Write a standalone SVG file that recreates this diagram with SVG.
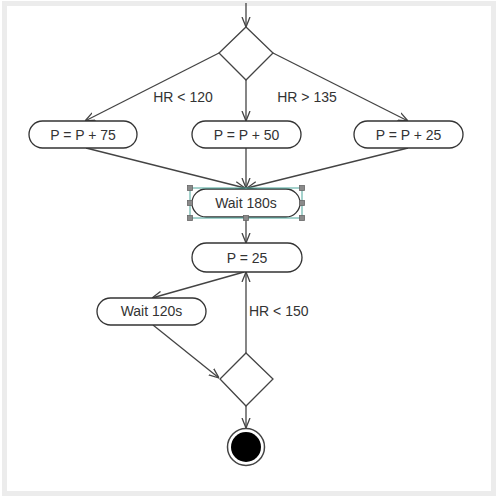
<svg xmlns="http://www.w3.org/2000/svg" width="500" height="500" viewBox="0 0 500 500">
<defs>
<style>
.box{fill:#fff;stroke:#333;stroke-width:1.3}
.dia{fill:#fff;stroke:#444;stroke-width:1.3}
.lbl{font-family:"Liberation Sans",Arial,sans-serif;font-size:14px;fill:#333;text-anchor:middle}
.edge{fill:none;stroke:#444;stroke-width:1.3;marker-end:url(#arr)}
.h{fill:#8a8a8a;stroke:#666;stroke-width:0.8}
</style>
<marker id="arr" viewBox="0 0 10 10" refX="10" refY="5" markerWidth="10" markerHeight="10" markerUnits="userSpaceOnUse" orient="auto">
<path d="M0,1 L10,5 L0,9" fill="none" stroke="#444" stroke-width="1.3"/>
</marker>
</defs>
<rect x="0" y="0" width="500" height="500" fill="#fff"/>
<rect x="4.5" y="3.5" width="489" height="490" fill="#fff" stroke="#ececec" stroke-width="5"/>

<g id="connectors">
<path class="edge" d="M246,3 L246,27"/>
<path class="edge" d="M219,53 L85,121"/>
<path class="edge" d="M246,80 L246,121"/>
<path class="edge" d="M273,53 L408,121"/>
<path class="edge" d="M86,148 L245,188"/>
<path class="edge" d="M246,148 L246,188"/>
<path class="edge" d="M408,148 L247,188"/>
<path class="edge" d="M246,218 L246,243"/>
<path class="edge" d="M244,272 L152,298"/>
<path class="edge" d="M153,325 L219,378"/>
<path class="edge" d="M246,353 L246,272"/>
<path class="edge" d="M246,406 L246,428"/>
<text class="lbl" x="183" y="102">HR &lt; 120</text>
<text class="lbl" x="307" y="102">HR &gt; 135</text>
<text class="lbl" x="249" y="316" style="text-anchor:start">HR &lt; 150</text>
</g>

<g id="decision1">
<polygon class="dia" points="246,27 273,53 246,80 219,53"/>
</g>
<g id="p75">
<rect class="box" x="29" y="121" width="108" height="27" rx="13.5"/>
<text class="lbl" x="83" y="139.5">P = P + 75</text>
</g>
<g id="p50">
<rect class="box" x="192" y="121" width="109" height="27" rx="13.5"/>
<text class="lbl" x="246.5" y="139.5">P = P + 50</text>
</g>
<g id="p25">
<rect class="box" x="354" y="121" width="109" height="27" rx="13.5"/>
<text class="lbl" x="408.5" y="139.5">P = P + 25</text>
</g>
<g id="wait180">
<rect class="box" x="192" y="189" width="108" height="28" rx="14"/>
<text class="lbl" x="246" y="208">Wait 180s</text>
<rect x="190" y="188" width="112" height="30" fill="none" stroke="#4aa59a" stroke-width="1"/>
<rect class="h" x="187.5" y="185.5" width="5" height="5"/>
<rect class="h" x="299.5" y="185.5" width="5" height="5"/>
<rect class="h" x="187.5" y="200.5" width="5" height="5"/>
<rect class="h" x="299.5" y="200.5" width="5" height="5"/>
<rect class="h" x="187.5" y="215.5" width="5" height="5"/>
<rect class="h" x="243.5" y="215.5" width="5" height="5"/>
<rect class="h" x="299.5" y="215.5" width="5" height="5"/>
</g>
<g id="p25set">
<rect class="box" x="192" y="243" width="110" height="29" rx="14.5"/>
<text class="lbl" x="247" y="262.5">P = 25</text>
</g>
<g id="wait120">
<rect class="box" x="97" y="298" width="109" height="27" rx="13.5"/>
<text class="lbl" x="151.5" y="316">Wait 120s</text>
</g>
<g id="decision2">
<polygon class="dia" points="246,353 273,379 246,406 220,379"/>
</g>
<g id="final">
<circle cx="246" cy="447" r="18.5" fill="#fff" stroke="#444" stroke-width="1.5"/>
<circle cx="246" cy="447" r="15" fill="#000"/>
</g>
</svg>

§ **Task to complete**:
Set the data above down again exactly as given, with no pictures.

§ **Reply**:
Write a standalone SVG file that recreates this diagram with SVG.
<svg xmlns="http://www.w3.org/2000/svg" width="500" height="500" viewBox="0 0 500 500">
<defs>
<style>
.box{fill:#fff;stroke:#333;stroke-width:1.3}
.dia{fill:#fff;stroke:#444;stroke-width:1.3}
.lbl{font-family:"Liberation Sans",Arial,sans-serif;font-size:14px;fill:#333;text-anchor:middle}
.edge{fill:none;stroke:#444;stroke-width:1.3;marker-end:url(#arr)}
.h{fill:#8a8a8a;stroke:#666;stroke-width:0.8}
</style>
<marker id="arr" viewBox="0 0 10 10" refX="10" refY="5" markerWidth="10" markerHeight="10" markerUnits="userSpaceOnUse" orient="auto">
<path d="M0,1 L10,5 L0,9" fill="none" stroke="#444" stroke-width="1.3"/>
</marker>
</defs>
<rect x="0" y="0" width="500" height="500" fill="#fff"/>
<rect x="4.5" y="3.5" width="489" height="490" fill="#fff" stroke="#ececec" stroke-width="5"/>

<g id="connectors">
<path class="edge" d="M246,3 L246,27"/>
<path class="edge" d="M219,53 L85,121"/>
<path class="edge" d="M246,80 L246,121"/>
<path class="edge" d="M273,53 L408,121"/>
<path class="edge" d="M86,148 L245,188"/>
<path class="edge" d="M246,148 L246,188"/>
<path class="edge" d="M408,148 L247,188"/>
<path class="edge" d="M246,218 L246,243"/>
<path class="edge" d="M244,272 L152,298"/>
<path class="edge" d="M153,325 L219,378"/>
<path class="edge" d="M246,353 L246,272"/>
<path class="edge" d="M246,406 L246,428"/>
<text class="lbl" x="183" y="102">HR &lt; 120</text>
<text class="lbl" x="307" y="102">HR &gt; 135</text>
<text class="lbl" x="249" y="316" style="text-anchor:start">HR &lt; 150</text>
</g>

<g id="decision1">
<polygon class="dia" points="246,27 273,53 246,80 219,53"/>
</g>
<g id="p75">
<rect class="box" x="29" y="121" width="108" height="27" rx="13.5"/>
<text class="lbl" x="83" y="139.5">P = P + 75</text>
</g>
<g id="p50">
<rect class="box" x="192" y="121" width="109" height="27" rx="13.5"/>
<text class="lbl" x="246.5" y="139.5">P = P + 50</text>
</g>
<g id="p25">
<rect class="box" x="354" y="121" width="109" height="27" rx="13.5"/>
<text class="lbl" x="408.5" y="139.5">P = P + 25</text>
</g>
<g id="wait180">
<rect class="box" x="192" y="189" width="108" height="28" rx="14"/>
<text class="lbl" x="246" y="208">Wait 180s</text>
<rect x="190" y="188" width="112" height="30" fill="none" stroke="#4aa59a" stroke-width="1"/>
<rect class="h" x="187.5" y="185.5" width="5" height="5"/>
<rect class="h" x="299.5" y="185.5" width="5" height="5"/>
<rect class="h" x="187.5" y="200.5" width="5" height="5"/>
<rect class="h" x="299.5" y="200.5" width="5" height="5"/>
<rect class="h" x="187.5" y="215.5" width="5" height="5"/>
<rect class="h" x="243.5" y="215.5" width="5" height="5"/>
<rect class="h" x="299.5" y="215.5" width="5" height="5"/>
</g>
<g id="p25set">
<rect class="box" x="192" y="243" width="110" height="29" rx="14.5"/>
<text class="lbl" x="247" y="262.5">P = 25</text>
</g>
<g id="wait120">
<rect class="box" x="97" y="298" width="109" height="27" rx="13.5"/>
<text class="lbl" x="151.5" y="316">Wait 120s</text>
</g>
<g id="decision2">
<polygon class="dia" points="246,353 273,379 246,406 220,379"/>
</g>
<g id="final">
<circle cx="246" cy="447" r="18.5" fill="#fff" stroke="#444" stroke-width="1.5"/>
<circle cx="246" cy="447" r="15" fill="#000"/>
</g>
</svg>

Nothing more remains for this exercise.